Relational Databases

Relational data stores are the ones most people are comfortable with. They can be categorized by the following:

  • Data is stored as relationships, in tabular form, usually representing an entity type.
  • Robust support for joins.
  • Requirement of ACID transactions.
  • Out-of-the-box support for relational algebra (including aforementioned joins).

A core aspect of designing relational databases is the normalization of data. That is: The process of structuring a relational database to reduce redundancies in the data and improve data integrity. Normalization is an incremental process, and the varying degrees of normalization are as follows:

  1. 1NF (First Normal Form): Each column of a table must be atomic (contain non-separable values, such as strings, integers, and dates, but not lists). To achieve this, you can usually split the non-atomic columns into their own tables and use a key to relate them to the original table.
  2. 2NF (Second Normal Form): Each non-key attribute (column) must be dependent on the whole table key (not just part of it). To achieve this, you can usually move a part of the key and its dependencies to a new table.
  3. 3NF (Third Normal Form): Non-key attributes in the table are exclusively dependent on the key. In other words: No non-key attribute should depend on another non-key attribute. This can usually be achieved by moving the non-key attribute in question to a new table where its dependency is a key.
  4. BCNF (Boyce-Codd Normal Form): Each attribute represents a fact about "the key, the whole key, and nothing but the key". This is often fixed by moving the attribute in question to a new table with only the parts of the original table's key that it cares about.

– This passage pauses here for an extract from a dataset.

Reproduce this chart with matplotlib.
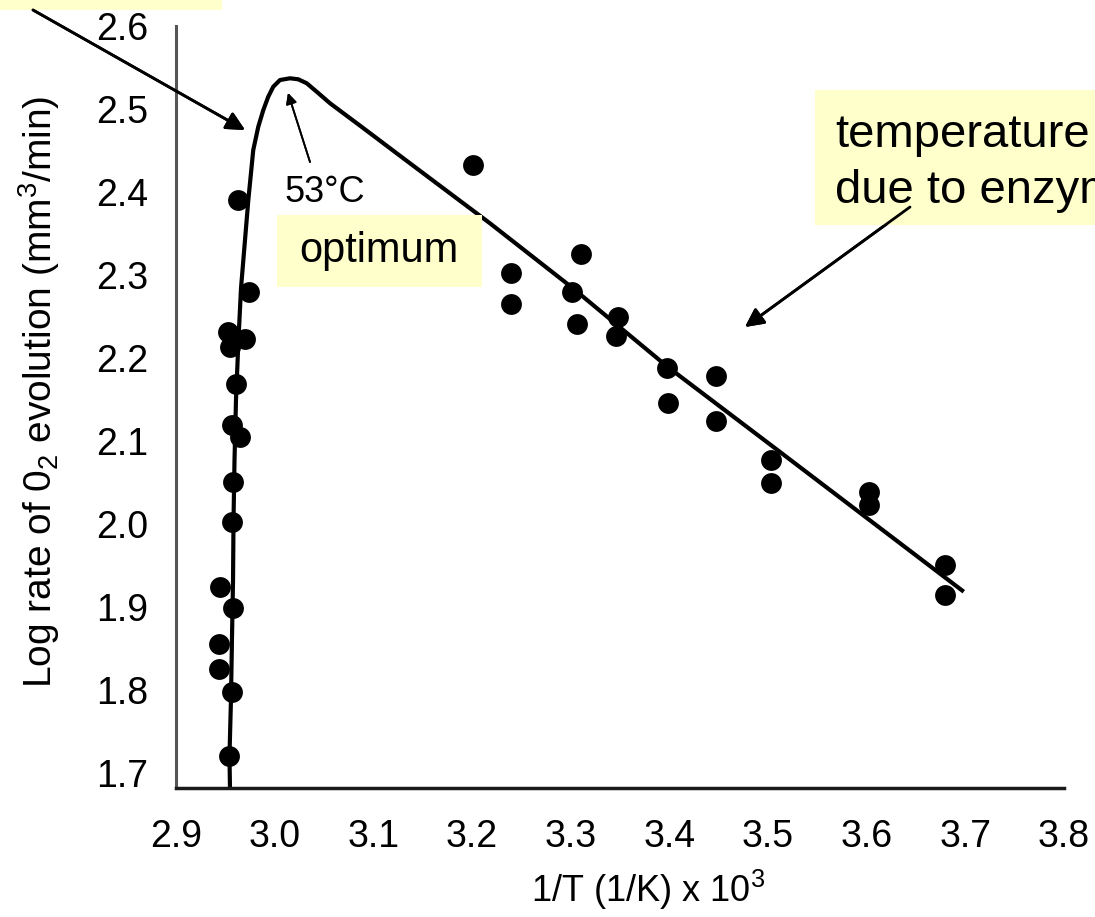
import matplotlib
matplotlib.use('Agg')
from matplotlib import pyplot as plt
from matplotlib.patches import Rectangle

plt.rcParams['font.family'] = ['Liberation Sans', 'DejaVu Sans']
plt.rcParams['mathtext.fontset'] = 'custom'
plt.rcParams['mathtext.rm'] = 'Liberation Sans'
plt.rcParams['mathtext.it'] = 'Liberation Sans:italic'
plt.rcParams['mathtext.bf'] = 'Liberation Sans:bold'

# measured points, 1/T x 10^3 and log rate
pts_x = [2.9631, 2.9743, 2.9527, 2.9699, 2.9547, 2.9605, 2.9565, 2.9649,
         2.9581, 2.9565, 2.9446, 2.9581, 2.9436, 2.9436, 2.9565, 2.9540,
         3.2008, 3.2399, 3.2399, 3.3100, 3.3014, 3.3064, 3.3477, 3.3455,
         3.3981, 3.3988, 3.4468, 3.4468, 3.5029, 3.5029, 3.6024, 3.6024,
         3.6790, 3.6797]
pts_y = [2.3904, 2.2799, 2.2313, 2.2229, 2.2133, 2.1687, 2.1193, 2.1052,
         2.0510, 2.0028, 1.9241, 1.8988, 1.8554, 1.8253, 1.7980, 1.7205,
         2.4325, 2.3020, 2.2651, 2.3253, 2.2799, 2.2410, 2.2490, 2.2265,
         2.1876, 2.1461, 2.1783, 2.1245, 2.0771, 2.0498, 2.0389, 2.0229,
         1.9506, 1.9145]

# fitted curve
curve_x = [2.9547, 2.9542, 2.9557, 2.9567, 2.9578, 2.9583, 2.9593, 2.9608,
           2.9633, 2.9659, 2.9733, 2.9783, 2.9834, 2.9885, 2.9935, 2.9986,
           3.0054, 3.0155, 3.0239, 3.0325, 3.0426, 3.0561, 3.0898, 3.1237,
           3.1574, 3.2182, 3.3003, 3.3981, 3.5118, 3.6984]
curve_y = [1.6819, 1.7205, 1.7880, 1.8602, 1.9325, 2.0048, 2.0771, 2.1494,
           2.2217, 2.2843, 2.3904, 2.4506, 2.4787, 2.4988, 2.5148, 2.5269,
           2.5349, 2.5370, 2.5358, 2.5310, 2.5208, 2.5069, 2.4770, 2.4466,
           2.4165, 2.3623, 2.2859, 2.1895, 2.0871, 1.9184]

xticks = [2.9, 3.0, 3.1, 3.2, 3.3, 3.4, 3.5, 3.6, 3.7, 3.8]
yticks = [1.7, 1.8, 1.9, 2.0, 2.1, 2.2, 2.3, 2.4, 2.5, 2.6]

W, H = 1095, 917
def fx(px):
    return px / W
def fy(py):
    return 1 - py / H

fig = plt.figure(figsize=(10.95, 9.17), dpi=100)
ax = fig.add_axes([fx(176), fy(788), (1064 - 176) / W, (788 - 26) / H])

ax.plot(curve_x, curve_y, color='black', lw=3, solid_capstyle='butt',
        solid_joinstyle='round', zorder=2)
ax.scatter(pts_x, pts_y, s=225, color='black', zorder=3, linewidths=0)

ax.set_xlim(2.9, 3.8)
ax.set_ylim(1.6819, 2.6)
ax.set_xticks(xticks)
ax.set_xticklabels(['%.1f' % v for v in xticks])
ax.set_yticks(yticks)
ax.set_yticklabels(['%.1f' % v for v in yticks])
ax.tick_params(length=0, labelsize=27)
ax.tick_params(axis='x', pad=22)
ax.tick_params(axis='y', pad=20)
for s in ['top', 'right']:
    ax.spines[s].set_visible(False)
ax.spines['left'].set_color('#555555')
ax.spines['left'].set_linewidth(2.2)
ax.spines['bottom'].set_color('#1a1a1a')
ax.spines['bottom'].set_linewidth(2.5)

ax.set_ylabel(r'Log rate of 0$_2$ evolution (mm$^3$/min)', fontsize=28)
ax.yaxis.set_label_coords(-0.128, 0.52)
ax.set_xlabel(r'1/T (1/K) x 10$^3$', fontsize=26)
ax.xaxis.set_label_coords(0.532, -0.105)

yellow = '#ffffcc'

# boxes
fig.add_artist(Rectangle((0, fy(10)), fx(222), 10 / H, transform=fig.transFigure,
                         facecolor=yellow, edgecolor='none', zorder=0))
fig.add_artist(Rectangle((fx(276.7), fy(286.7)), 205 / W, 71.7 / H,
                         transform=fig.transFigure, facecolor=yellow,
                         edgecolor='none', zorder=1))
fig.add_artist(Rectangle((fx(815), fy(225)), 1 - fx(815), 135 / H,
                         transform=fig.transFigure, facecolor=yellow,
                         edgecolor='none', zorder=1))

fig.text(fx(379), fy(251), 'optimum', fontsize=30, ha='center', va='center', zorder=4)
fig.text(fx(835), fy(147), 'temperature', fontsize=34, ha='left', va='baseline', zorder=4)
fig.text(fx(835), fy(203), 'due to enzym', fontsize=34, ha='left', va='baseline', zorder=4)
fig.text(fx(325), fy(192), '53°C', fontsize=26, ha='center', va='center', zorder=4)

# arrows
fig.add_artist(plt.annotate('', xy=(fx(245), fy(130)), xytext=(fx(33), fy(10)),
                            xycoords='figure fraction', textcoords='figure fraction',
                            arrowprops=dict(arrowstyle='-|>', color='black', lw=2,
                                            mutation_scale=28, shrinkA=0, shrinkB=0)))
fig.add_artist(plt.annotate('', xy=(fx(745), fy(327)), xytext=(fx(910), fy(207)),
                            xycoords='figure fraction', textcoords='figure fraction',
                            arrowprops=dict(arrowstyle='-|>', color='black', lw=2,
                                            mutation_scale=28, shrinkA=0, shrinkB=0)))
fig.add_artist(plt.annotate('', xy=(fx(288), fy(93)), xytext=(fx(310), fy(162)),
                            xycoords='figure fraction', textcoords='figure fraction',
                            arrowprops=dict(arrowstyle='-|>', color='black', lw=1.3,
                                            mutation_scale=16, shrinkA=0, shrinkB=0)))

fig.savefig('out.png', dpi=100)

This is an intermediary step between 3NF and 4NF but came about after 4NF, which is why it itself is not 4NF.
  5. 4NF (Fourth Normal Form): Every multi-value dependency (2+ values) is either trivial (every {x, y, ...} combination is unique in the table for that relationship) or the independent key in the dependency is a candidate key (only exists once in the table). This is best demonstrated with an example: Suppose you have a table with a key {Restaurant Name, Pizza Type, Delivery Area}. In this example pizza type and delivery area both depend on the restaurant, but do not depend on each other, so it can be split into two tables, one with a {Restaurant Name, Delivery Area} key, and one with a {Restaurant Name, Pizza Type} key.
  6. 5NF (Fifth Normal Form): Every non-trivial join relationship is implied by the keys in the table. You can verify 5NF by trying to split a table into new tables and then joining the split tables together. If there is no way to split the original table in a way that the new tables can be joined together to look identical to the original table, then that table satisfies 5NF.

There are actually other normal forms, but they are more nuanced and not as frequently followed.